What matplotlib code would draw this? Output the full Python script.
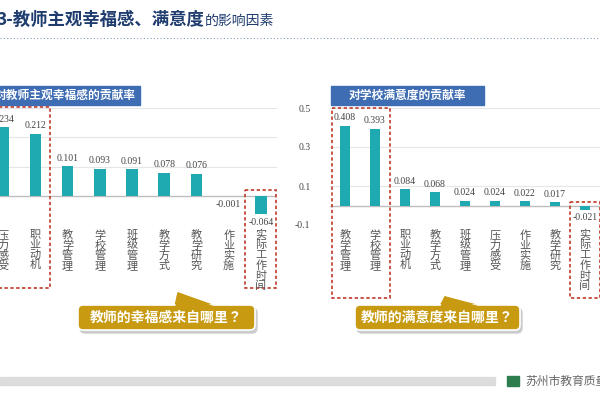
import matplotlib
matplotlib.use("Agg")
import matplotlib.pyplot as plt
from matplotlib.patches import Rectangle, FancyBboxPatch, Polygon

CJK = "Noto Sans CJK JP"
plt.rcParams["font.family"] = [CJK, "DejaVu Sans"]

left_title = "对教师主观幸福感的贡献率"
left_cats = ["压力感受", "职业动机", "教学管理", "学校管理", "班级管理", "教学方式", "教学研究", "作业实施", "实际工作时间"]
left_vals = [0.234, 0.212, 0.101, 0.093, 0.091, 0.078, 0.076, -0.001, -0.064]
left_labels = ["0.234", "0.212", "0.101", "0.093", "0.091", "0.078", "0.076", "-0.001", "-0.064"]

right_title = "对学校满意度的贡献率"
right_cats = ["教学管理", "学校管理", "职业动机", "教学方式", "班级管理", "压力感受", "作业实施", "教学研究", "实际工作时间"]
right_vals = [0.408, 0.393, 0.084, 0.068, 0.024, 0.024, 0.022, 0.017, -0.021]
right_labels = ["0.408", "0.393", "0.084", "0.068", "0.024", "0.024", "0.022", "0.017", "-0.021"]
right_ticks = [-0.1, 0.1, 0.3, 0.5]

W, H = 600, 400
fig = plt.figure(figsize=(6, 4), dpi=100)
fig.patch.set_facecolor("white")

def px_axes(x0, y0, x1, y1, **kw):
    return fig.add_axes([x0 / W, 1 - y1 / H, (x1 - x0) / W, (y1 - y0) / H], **kw)

TEAL = "#1fa9b0"
serif = "Liberation Serif"

def bar_chart(ax, cats, vals, labels, ylim, grid, ticks_shown):
    ax.set_xlim(-0.5, 8.5)
    ax.set_ylim(*ylim)
    for g in grid:
        ax.axhline(g, color="#e6e6e6", lw=0.8, zorder=0)
    ax.axhline(0, color="#bdbdbd", lw=1.0, zorder=1)
    xs = range(len(vals))
    ax.bar(xs, vals, width=0.36, color=TEAL, zorder=2)
    span = ylim[1] - ylim[0]
    for x, v, l in zip(xs, vals, labels):
        if v >= 0:
            ax.text(x, v + span * 0.03, l, ha="center", va="bottom", fontsize=7, family=serif, color="#444444")
        else:
            ax.text(x, v - span * 0.03, l, ha="center", va="top", fontsize=7, family=serif, color="#444444")
    for s in ax.spines.values():
        s.set_visible(False)
    ax.set_xticks([])
    if ticks_shown:
        ax.set_yticks(grid)
        ax.set_yticklabels([f"{t:g}" for t in grid], family=serif, fontsize=7, color="#444444")
        ax.tick_params(axis="y", length=0, pad=14)
    else:
        ax.set_yticks([])
    ax.patch.set_alpha(0)

axL = px_axes(-13, 108, 277, 225)
bar_chart(axL, left_cats, left_vals, left_labels, (-0.1, 0.3), [0.1, 0.2, 0.3], False)
axR = px_axes(330, 108, 600, 225)
bar_chart(axR, right_cats, right_vals, right_labels, (-0.1, 0.5), right_ticks, True)

ov = fig.add_axes([0, 0, 1, 1], zorder=10)
ov.set_xlim(0, W)
ov.set_ylim(H, 0)
ov.axis("off")
ov.patch.set_alpha(0)

def cat_labels(ax, cats):
    for i, c in enumerate(cats):
        xd = ax.transData.transform((i, 0))[0]
        xp = ov.transData.inverted().transform((xd, 0))[0]
        ov.text(xp, 230, "\n".join(c), ha="center", va="top", fontsize=8, color="#555555", linespacing=1.0)

cat_labels(axL, left_cats)
cat_labels(axR, right_cats)

ov.text(-3, 20, "3-教师主观幸福感、满意度", fontsize=12.5, fontweight="bold", color="#1f3c6e", va="center")
ov.text(205, 21, "的影响因素", fontsize=10, color="#1f3c6e", va="center")
ov.plot([0, 600], [38, 38], ls=(0, (1, 2)), color="#8a9bb0", lw=0.8)

BLUE = "#3f6db3"
ov.add_patch(Rectangle((0, 86), 140, 19, color=BLUE))
ov.text(-5, 95.5, left_title, color="white", fontsize=8.5, fontweight="bold", va="center")
ov.add_patch(Rectangle((331, 86), 153, 19, color=BLUE))
ov.text(407, 95.5, right_title, color="white", fontsize=8.5, fontweight="bold", va="center", ha="center")

RED = "#c0392b"
for (x0, y0, x1, y1) in [(-5, 107, 50, 288), (245, 190, 276, 288), (332, 108, 390, 298), (570, 202, 600, 298)]:
    ov.add_patch(Rectangle((x0, y0), x1 - x0, y1 - y0, fill=False, ec=RED, ls=(0, (2, 1.5)), lw=1.2))

GOLD = "#c79a12"
def callout(x0, x1, px0, px1, ptip, text):
    ov.add_patch(FancyBboxPatch((x0 + 2, 308), x1 - x0, 25, boxstyle="round,pad=0,rounding_size=5", color="#cccccc", zorder=1))
    ov.add_patch(Polygon([(px0, 306), (px1, 306), ptip], closed=True, color=GOLD, zorder=2))
    ov.add_patch(FancyBboxPatch((x0, 305), x1 - x0, 25, boxstyle="round,pad=0,rounding_size=5", color=GOLD, ec="white", lw=1.2, zorder=2))
    ov.add_patch(Polygon([(px0 + 1, 307), (px1 - 1, 307), ptip], closed=True, color=GOLD, zorder=3))
    ov.text((x0 + x1) / 2, 318, text, color="white", fontsize=10, fontweight="bold", ha="center", va="center", zorder=4)

callout(78, 255, 175, 215, (178, 293), "教师的幸福感来自哪里？")
callout(355, 520, 440, 480, (445, 297), "教师的满意度来自哪里？")

ov.add_patch(Rectangle((0, 377), 495, 8, color="#dcdcdc"))
ov.add_patch(Rectangle((507, 376), 12, 10, color="#2e7d4f"))
ov.text(525, 381, "苏州市教育质量", fontsize=8.5, color="#666666", va="center")

fig.savefig("out.png", dpi=100)
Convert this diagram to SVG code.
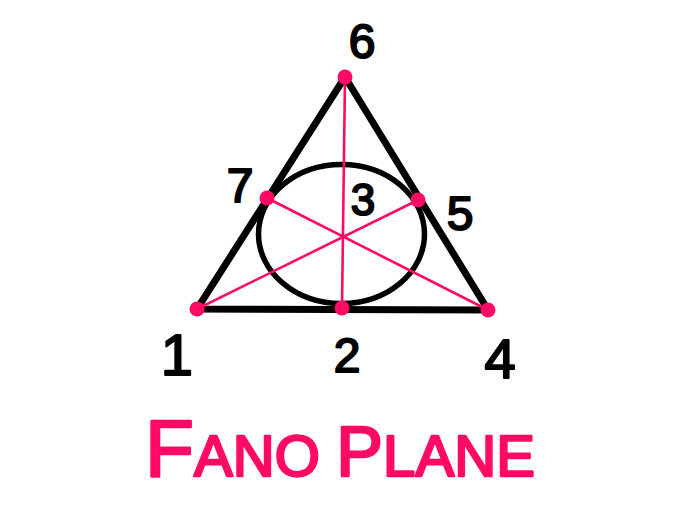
<svg xmlns="http://www.w3.org/2000/svg" width="700" height="514" viewBox="0 0 700 514">
<style>
.edge{stroke:#000;stroke-width:7;stroke-linecap:round;fill:none}
.circ{stroke:#000;stroke-width:5.5;fill:none}
.line{stroke:#ff0a64;stroke-width:2.6;stroke-linecap:round}
.dot{fill:#ff0a64}
.lbl{font-family:"Liberation Sans",Arial,sans-serif;font-size:48px;fill:#000;stroke:#000;stroke-width:2;stroke-linejoin:round;text-anchor:middle}
.title{font-family:"Liberation Sans",Arial,sans-serif;fill:#ff0a64;stroke:#ff0a64;stroke-width:2.5;stroke-linejoin:round}
</style>
<rect width="700" height="514" fill="#fff"/>
<g id="connectors">
<polygon class="edge" points="345,77 197,309 488,310"/>
<ellipse class="circ" cx="341.5" cy="234" rx="83" ry="69.5"/>
<line class="line" x1="345" y1="77" x2="342" y2="308"/>
<line class="line" x1="267" y1="198" x2="488" y2="310"/>
<line class="line" x1="418" y1="200" x2="197" y2="309"/>
</g>
<g id="node-6"><circle class="dot" cx="345" cy="77" r="7.5"/><text class="lbl" x="362" y="58">6</text></g>
<g id="node-7"><circle class="dot" cx="267" cy="198" r="7.5"/><text class="lbl" x="240" y="202">7</text></g>
<g id="node-5"><circle class="dot" cx="418" cy="200" r="7.5"/><text class="lbl" x="460" y="230">5</text></g>
<g id="node-3"><text class="lbl" x="363" y="215" style="font-size:44px">3</text></g>
<g id="node-1"><circle class="dot" cx="197" cy="309" r="7.5"/><text class="lbl" x="177" y="375" style="font-size:58px">1</text></g>
<g id="node-2"><circle class="dot" cx="342" cy="308" r="7.5"/><text class="lbl" x="347" y="372">2</text></g>
<g id="node-4"><circle class="dot" cx="488" cy="310" r="7.5"/><text class="lbl" x="500" y="378" style="font-size:56px">4</text></g>
<g id="title"><text class="title" x="145" y="476" textLength="390" lengthAdjust="spacing"><tspan style="font-size:80px">F</tspan><tspan style="font-size:58px">ANO </tspan><tspan style="font-size:70px">P</tspan><tspan style="font-size:58px">LANE</tspan></text></g>
</svg>
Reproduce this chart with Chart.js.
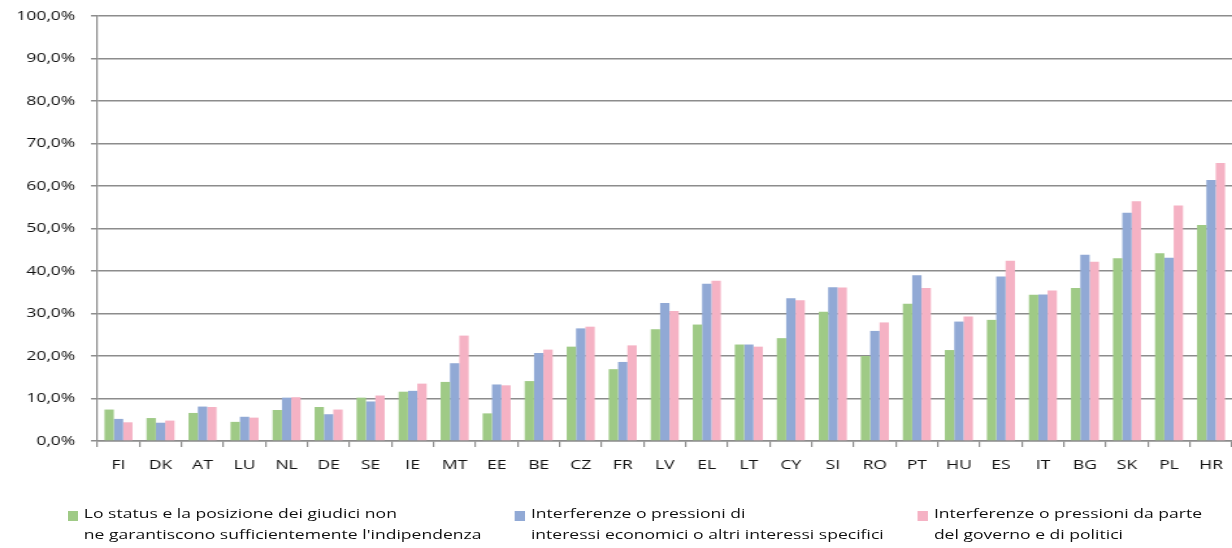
<!DOCTYPE html>
<html>
<head>
<meta charset="utf-8">
<script src="https://cdn.jsdelivr.net/npm/chart.js@4.4.1/dist/chart.umd.min.js"></script>
<style>
  html, body { margin: 0; padding: 0; background: #fff; }
  body { width: 1232px; height: 548px; overflow: hidden; position: relative; }
  #wrap {
    position: absolute; left: 0; top: 0;
    width: 948px; height: 548px;
    transform: scaleX(1.2996); transform-origin: 0 0;
  }
  #c { position: absolute; left: 0; top: 0; }
  .leg { position: absolute; top: 503px; font-family: "Open Sans", sans-serif; font-size: 13.5px; line-height: 21px; color: #111; white-space: nowrap; }
  .leg .sw { position: absolute; top: 8px; width: 8.5px; height: 10px; }
  .leg .tx { position: absolute; left: 13px; top: 0; }
</style>
</head>
<body>
<div id="wrap">
  <canvas id="c" width="948" height="548"></canvas>
  <div id="legend"></div>
</div>
<script>
// Member states, ordered by the first series
const categories = ['FI','DK','AT','LU','NL','DE','SE','IE','MT','EE','BE','CZ','FR','LV','EL','LT','CY','SI','RO','PT','HU','ES','IT','BG','SK','PL','HR'];

// Share of respondents (%) citing each reason
const statusGiudici = [7.4, 5.4, 6.6, 4.5, 7.3, 8.0, 10.2, 11.6, 13.9, 6.5, 14.1, 22.2, 16.9, 26.3, 27.4, 22.7, 24.2, 30.4, 20.0, 32.3, 21.4, 28.5, 34.4, 36.0, 43.0, 44.2, 50.8];
const interessiEconomici = [5.2, 4.3, 8.1, 5.7, 10.2, 6.3, 9.3, 11.8, 18.3, 13.3, 20.7, 26.5, 18.6, 32.5, 37.0, 22.7, 33.6, 36.2, 25.9, 39.0, 28.1, 38.7, 34.5, 43.8, 53.7, 43.1, 61.4];
const governoPolitici = [4.4, 4.8, 8.0, 5.5, 10.3, 7.4, 10.7, 13.5, 24.8, 13.1, 21.5, 26.9, 22.5, 30.6, 37.7, 22.2, 33.1, 36.1, 27.9, 36.0, 29.3, 42.4, 35.4, 42.2, 56.4, 55.4, 65.4];

const yTickLabels = ['0,0%','10,0%','20,0%','30,0%','40,0%','50,0%','60,0%','70,0%','80,0%','90,0%','100,0%'];

const seriesLabels = [
  ['Lo status e la posizione dei giudici non', "ne garantiscono sufficientemente l'indipendenza"],
  ['Interferenze o pressioni di', 'interessi economici o altri interessi specifici'],
  ['Interferenze o pressioni da parte', 'del governo e di politici']
];
const seriesColors = ['#9fca86', '#91a9d5', '#f5b2c4'];
const legendLeft = [51.5, 395.5, 705.6];

const font = { family: '"Open Sans", sans-serif', size: 13.5 };

const chart = new Chart(document.getElementById('c'), {
  type: 'bar',
  data: {
    labels: categories,
    datasets: [statusGiudici, interessiEconomici, governoPolitici].map((d, i) => ({
      label: seriesLabels[i].join(' '),
      data: d,
      backgroundColor: seriesColors[i],
      borderWidth: 0,
      categoryPercentage: 0.667,
      barPercentage: 1.0
    }))
  },
  options: {
    responsive: false,
    animation: false,
    devicePixelRatio: 1,
    layout: { padding: { top: 16, right: 0, left: 0, bottom: 0 } },
    plugins: { legend: { display: false }, tooltip: { enabled: false } },
    scales: {
      x: {
        grid: { display: true, drawOnChartArea: false, drawTicks: true, tickLength: 6, color: '#8c8c8c', lineWidth: 1.2, offset: true },
        border: { display: true, color: '#8c8c8c', width: 1.5 },
        ticks: { color: '#111', font: font, padding: 10, maxRotation: 0, autoSkip: false },
        afterFit: s => { s.height = 107; s.paddingLeft = 0; s.paddingRight = 0; }
      },
      y: {
        min: 0, max: 100,
        grid: { color: '#8c8c8c', lineWidth: 1.5, drawTicks: true, tickLength: 5 },
        border: { display: true, color: '#8c8c8c', width: 1.2 },
        ticks: { stepSize: 10, color: '#111', font: font, padding: 12,
                 callback: (v, i) => yTickLabels[i] },
        afterFit: s => { s.width = 75; s.paddingTop = 0; s.paddingBottom = 0; }
      }
    }
  }
});

// HTML legend with two-line entries
const leg = document.getElementById('legend');
chart.data.datasets.forEach((ds, i) => {
  const item = document.createElement('div');
  item.className = 'leg';
  item.style.left = legendLeft[i] + 'px';
  const sw = document.createElement('div');
  sw.className = 'sw';
  sw.style.background = ds.backgroundColor;
  const tx = document.createElement('div');
  tx.className = 'tx';
  tx.innerHTML = seriesLabels[i].join('<br>');
  item.appendChild(sw);
  item.appendChild(tx);
  leg.appendChild(item);
});
</script>
</body>
</html>
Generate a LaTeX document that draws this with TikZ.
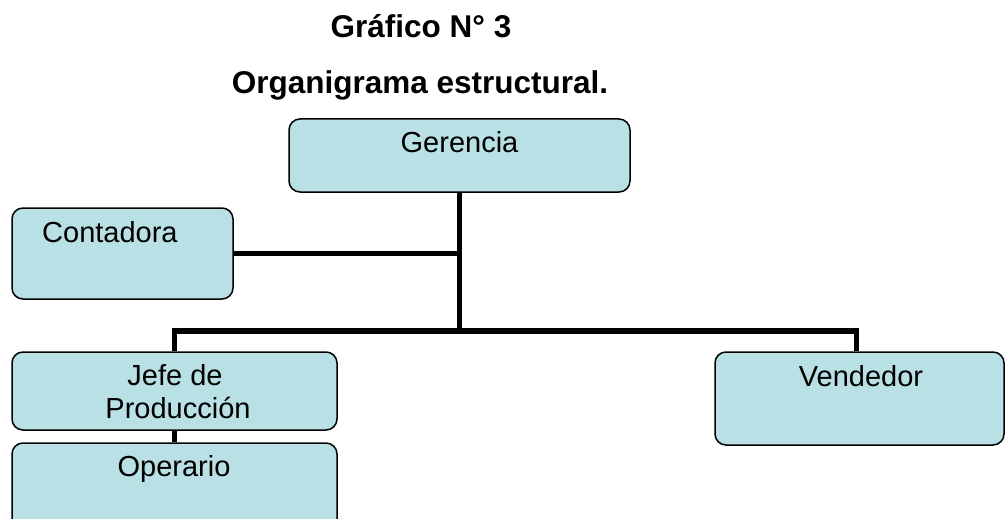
\documentclass[tikz,border=0pt]{standalone}
\usepackage{fontspec}
\setmainfont{Liberation Sans}
\begin{document}
\begin{tikzpicture}[x=1pt,y=-1pt,
  box/.style={draw=black,line width=1.5pt,fill=boxblue,rounded corners=11pt,inner sep=0pt},
  conn/.style={draw=black,line width=5.5pt,line join=miter},
  lbl/.style={anchor=base,inner sep=0pt,font=\fontsize{29}{33}\selectfont},
  ttl/.style={anchor=base,inner sep=0pt,font=\fontsize{31.5}{36}\selectfont\bfseries}]
\definecolor{boxblue}{RGB}{185,224,228}
\useasboundingbox (0,0) rectangle (1005,519);
\clip (0,0) rectangle (1005,519);
% titles
\node[ttl] (t1) at (421,38) {Gráfico N° 3};
\node[ttl] (t2) at (420,93) {Organigrama estructural.};
% boxes
\node[box,minimum width=341pt,minimum height=73pt] (ger) at (459.5,155.5) {};
\node[box,minimum width=221pt,minimum height=91pt] (cont) at (122.5,253.5) {};
\node[box,minimum width=325pt,minimum height=78pt] (jefe) at (174.5,391) {};
\node[box,minimum width=325pt,minimum height=90pt] (oper) at (174.5,488) {};
\node[box,minimum width=289pt,minimum height=93pt] (vend) at (859.5,398.5) {};
% connectors
\coordinate (hub) at (459.5,331);
\draw[conn] (ger.south) -- (hub);
\draw[conn] (cont.east) -- (cont.east -| hub);
\draw[conn] (jefe.north) |- (hub) -| ([xshift=-3pt]vend.north);
\draw[conn] (jefe.south) -- (oper.north);
% labels
\node[lbl] (lger) at (459.5,152) {Gerencia};
\node[lbl,anchor=base west] (lcont) at (42,242) {Contadora};
\node[lbl] (ljefe1) at (175,385) {Jefe de};
\node[lbl] (ljefe2) at (178,418) {Producción};
\node[lbl] (loper) at (174,476) {Operario};
\node[lbl] (lvend) at (861,386) {Vendedor};
\end{tikzpicture}
\end{document}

____________________

Exercise task: Report the number of lines in the entries above that include the string "script". Give nothing but the number.

Problem solution: 4